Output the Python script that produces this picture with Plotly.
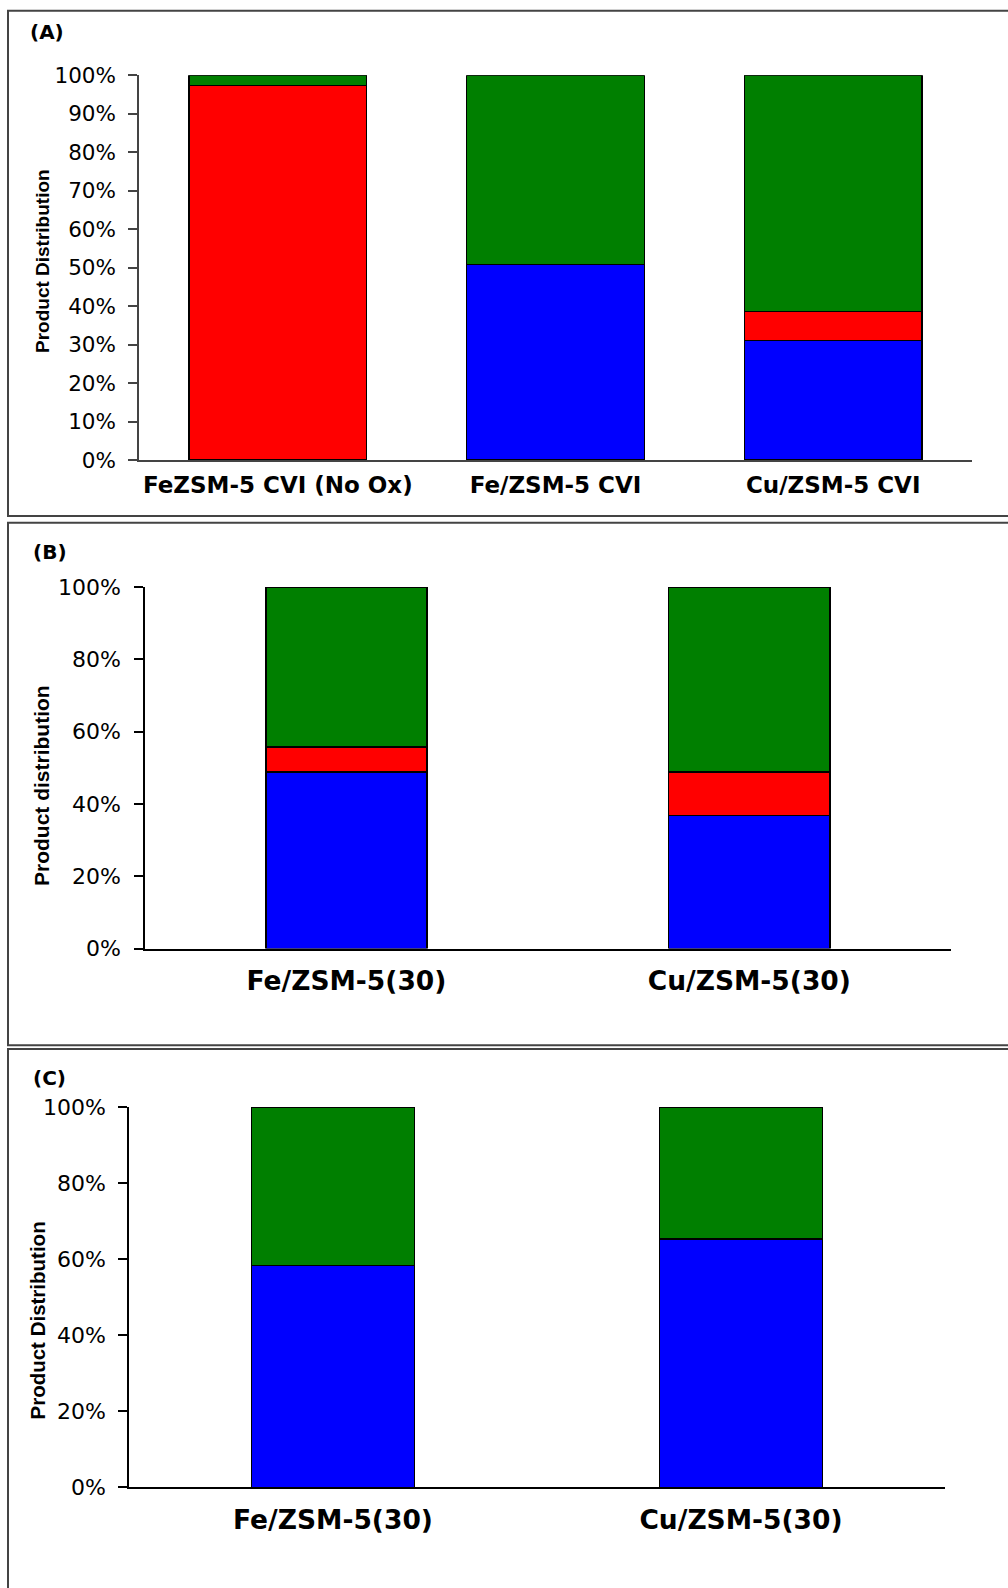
import plotly.graph_objects as go

# ---- data (percent of products) ----
a_categories = ["FeZSM-5 CVI (No Ox)", "Fe/ZSM-5 CVI", "Cu/ZSM-5 CVI"]
a_blue = [None, 50.8, 31.1]
a_red = [97.4, None, 7.5]
a_green = [2.6, 49.2, 61.4]

b_categories = ["Fe/ZSM-5(30)", "Cu/ZSM-5(30)"]
b_blue = [48.8, 36.8]
b_red = [7.0, 12.0]
b_green = [44.2, 51.2]

c_categories = ["Fe/ZSM-5(30)", "Cu/ZSM-5(30)"]
c_blue = [58.3, 65.3]
c_green = [41.7, 34.7]

a_ticks = list(range(0, 101, 10))
bc_ticks = list(range(0, 101, 20))

panel_letters = ["(A)", "(B)", "(C)"]
y_titles = ["Product Distribution", "Product distribution", "Product Distribution"]

# ---- page geometry (pixels) ----
W, H = 1008, 1588
BLUE, RED, GREEN = "#0000FF", "#FF0000", "#007F00"


def px(x):
    return x / W


def py(y):
    return 1 - y / H


fig = go.Figure()


def add_stack(xa, ya, cats, series, width):
    for vals, col in series:
        fig.add_trace(go.Bar(
            x=cats, y=vals, xaxis=xa, yaxis=ya, width=width,
            marker=dict(color=col, line=dict(color="black", width=1.5)),
            showlegend=False, hoverinfo="x+y",
        ))


add_stack("x", "y", a_categories, [(a_blue, BLUE), (a_red, RED), (a_green, GREEN)], 0.64)
add_stack("x2", "y2", b_categories, [(b_blue, BLUE), (b_red, RED), (b_green, GREEN)], 0.40)
add_stack("x3", "y3", c_categories, [(c_blue, BLUE), (c_green, GREEN)], 0.40)

tick_font = "DejaVu Sans, Verdana, sans-serif"
cat_font = "DejaVu Sans, Verdana, sans-serif"
title_font = "Liberation Sans Narrow, Arial Narrow, Liberation Sans, Arial, sans-serif"


def xaxis_cfg(domain, anchor, size, standoff, color):
    return dict(domain=domain, anchor=anchor, type="category", showline=True,
                linecolor=color, linewidth=1.5, ticks="", showgrid=False,
                zeroline=False, automargin=False,
                tickfont=dict(family=cat_font, size=size, color="black", weight="bold"),
                ticklabelstandoff=standoff, fixedrange=True)


def yaxis_cfg(domain, anchor, ticks, size, standoff, color):
    return dict(domain=domain, anchor=anchor, range=[0, 100], tickmode="array",
                tickvals=ticks, ticktext=[f"{t}%" for t in ticks],
                showline=True, linecolor=color, linewidth=1.5,
                ticks="outside", ticklen=9, tickwidth=1.5, tickcolor=color,
                showgrid=False, zeroline=False, automargin=False,
                ticklabelstandoff=standoff,
                tickfont=dict(family=tick_font, size=size, color="black"),
                fixedrange=True)


layout = dict(
    width=W, height=H,
    margin=dict(l=0, r=0, t=0, b=0, pad=0, autoexpand=False),
    paper_bgcolor="white", plot_bgcolor="white", barmode="stack",
    xaxis=xaxis_cfg([px(139), px(972)], "y", 23, 4, "#444"),
    yaxis=yaxis_cfg([py(460), py(75.3)], "x", a_ticks, 21.5, 8, "#444"),
    xaxis2=xaxis_cfg([px(145), px(950.7)], "y2", 26.5, 8, "black"),
    yaxis2=yaxis_cfg([py(948.6), py(586.9)], "x2", bc_ticks, 22, 9, "black"),
    xaxis3=xaxis_cfg([px(129), px(945)], "y3", 26.5, 8, "black"),
    yaxis3=yaxis_cfg([py(1487.4), py(1107.1)], "x3", bc_ticks, 22, 8, "black"),
)

# panel frames (open on the right edge of the page)
frames = [(8, 10.7, 516), (8, 522.7, 1045.3), (8, 1049, 1620)]
shapes = []
for x0, y0, y1 in frames:
    shapes.append(dict(type="rect", xref="paper", yref="paper",
                       x0=px(x0), x1=px(W + 10), y0=py(y1), y1=py(y0),
                       line=dict(color="#444", width=2), fillcolor="rgba(0,0,0,0)"))

annotations = []
letter_pos = [(47, 32), (50, 552.4), (49, 1077.6)]
for text, (x, y) in zip(panel_letters, letter_pos):
    annotations.append(dict(text=text, x=px(x), y=py(y), xref="paper", yref="paper",
                            showarrow=False, xanchor="center", yanchor="middle",
                            font=dict(family=cat_font, size=20, color="black", weight="bold")))

title_pos = [(42, 261, 19), (41, 786, 21), (36.5, 1321, 20.5)]
for text, (x, y, s) in zip(y_titles, title_pos):
    annotations.append(dict(text=text, x=px(x), y=py(y), xref="paper", yref="paper",
                            showarrow=False, textangle=-90, xanchor="center", yanchor="middle",
                            font=dict(family=title_font, size=s, color="black", weight="bold")))

layout["shapes"] = shapes
layout["annotations"] = annotations
fig.update_layout(**layout)

fig.write_html("out.html", config={"displayModeBar": False})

- _What the task asks_
Copy the material shown above in full and exactly. Skip the pictures.

- _Completed task_
Output the Python script that produces this picture with Plotly.
import plotly.graph_objects as go

# ---- data (percent of products) ----
a_categories = ["FeZSM-5 CVI (No Ox)", "Fe/ZSM-5 CVI", "Cu/ZSM-5 CVI"]
a_blue = [None, 50.8, 31.1]
a_red = [97.4, None, 7.5]
a_green = [2.6, 49.2, 61.4]

b_categories = ["Fe/ZSM-5(30)", "Cu/ZSM-5(30)"]
b_blue = [48.8, 36.8]
b_red = [7.0, 12.0]
b_green = [44.2, 51.2]

c_categories = ["Fe/ZSM-5(30)", "Cu/ZSM-5(30)"]
c_blue = [58.3, 65.3]
c_green = [41.7, 34.7]

a_ticks = list(range(0, 101, 10))
bc_ticks = list(range(0, 101, 20))

panel_letters = ["(A)", "(B)", "(C)"]
y_titles = ["Product Distribution", "Product distribution", "Product Distribution"]

# ---- page geometry (pixels) ----
W, H = 1008, 1588
BLUE, RED, GREEN = "#0000FF", "#FF0000", "#007F00"


def px(x):
    return x / W


def py(y):
    return 1 - y / H


fig = go.Figure()


def add_stack(xa, ya, cats, series, width):
    for vals, col in series:
        fig.add_trace(go.Bar(
            x=cats, y=vals, xaxis=xa, yaxis=ya, width=width,
            marker=dict(color=col, line=dict(color="black", width=1.5)),
            showlegend=False, hoverinfo="x+y",
        ))


add_stack("x", "y", a_categories, [(a_blue, BLUE), (a_red, RED), (a_green, GREEN)], 0.64)
add_stack("x2", "y2", b_categories, [(b_blue, BLUE), (b_red, RED), (b_green, GREEN)], 0.40)
add_stack("x3", "y3", c_categories, [(c_blue, BLUE), (c_green, GREEN)], 0.40)

tick_font = "DejaVu Sans, Verdana, sans-serif"
cat_font = "DejaVu Sans, Verdana, sans-serif"
title_font = "Liberation Sans Narrow, Arial Narrow, Liberation Sans, Arial, sans-serif"


def xaxis_cfg(domain, anchor, size, standoff, color):
    return dict(domain=domain, anchor=anchor, type="category", showline=True,
                linecolor=color, linewidth=1.5, ticks="", showgrid=False,
                zeroline=False, automargin=False,
                tickfont=dict(family=cat_font, size=size, color="black", weight="bold"),
                ticklabelstandoff=standoff, fixedrange=True)


def yaxis_cfg(domain, anchor, ticks, size, standoff, color):
    return dict(domain=domain, anchor=anchor, range=[0, 100], tickmode="array",
                tickvals=ticks, ticktext=[f"{t}%" for t in ticks],
                showline=True, linecolor=color, linewidth=1.5,
                ticks="outside", ticklen=9, tickwidth=1.5, tickcolor=color,
                showgrid=False, zeroline=False, automargin=False,
                ticklabelstandoff=standoff,
                tickfont=dict(family=tick_font, size=size, color="black"),
                fixedrange=True)


layout = dict(
    width=W, height=H,
    margin=dict(l=0, r=0, t=0, b=0, pad=0, autoexpand=False),
    paper_bgcolor="white", plot_bgcolor="white", barmode="stack",
    xaxis=xaxis_cfg([px(139), px(972)], "y", 23, 4, "#444"),
    yaxis=yaxis_cfg([py(460), py(75.3)], "x", a_ticks, 21.5, 8, "#444"),
    xaxis2=xaxis_cfg([px(145), px(950.7)], "y2", 26.5, 8, "black"),
    yaxis2=yaxis_cfg([py(948.6), py(586.9)], "x2", bc_ticks, 22, 9, "black"),
    xaxis3=xaxis_cfg([px(129), px(945)], "y3", 26.5, 8, "black"),
    yaxis3=yaxis_cfg([py(1487.4), py(1107.1)], "x3", bc_ticks, 22, 8, "black"),
)

# panel frames (open on the right edge of the page)
frames = [(8, 10.7, 516), (8, 522.7, 1045.3), (8, 1049, 1620)]
shapes = []
for x0, y0, y1 in frames:
    shapes.append(dict(type="rect", xref="paper", yref="paper",
                       x0=px(x0), x1=px(W + 10), y0=py(y1), y1=py(y0),
                       line=dict(color="#444", width=2), fillcolor="rgba(0,0,0,0)"))

annotations = []
letter_pos = [(47, 32), (50, 552.4), (49, 1077.6)]
for text, (x, y) in zip(panel_letters, letter_pos):
    annotations.append(dict(text=text, x=px(x), y=py(y), xref="paper", yref="paper",
                            showarrow=False, xanchor="center", yanchor="middle",
                            font=dict(family=cat_font, size=20, color="black", weight="bold")))

title_pos = [(42, 261, 19), (41, 786, 21), (36.5, 1321, 20.5)]
for text, (x, y, s) in zip(y_titles, title_pos):
    annotations.append(dict(text=text, x=px(x), y=py(y), xref="paper", yref="paper",
                            showarrow=False, textangle=-90, xanchor="center", yanchor="middle",
                            font=dict(family=title_font, size=s, color="black", weight="bold")))

layout["shapes"] = shapes
layout["annotations"] = annotations
fig.update_layout(**layout)

fig.write_html("out.html", config={"displayModeBar": False})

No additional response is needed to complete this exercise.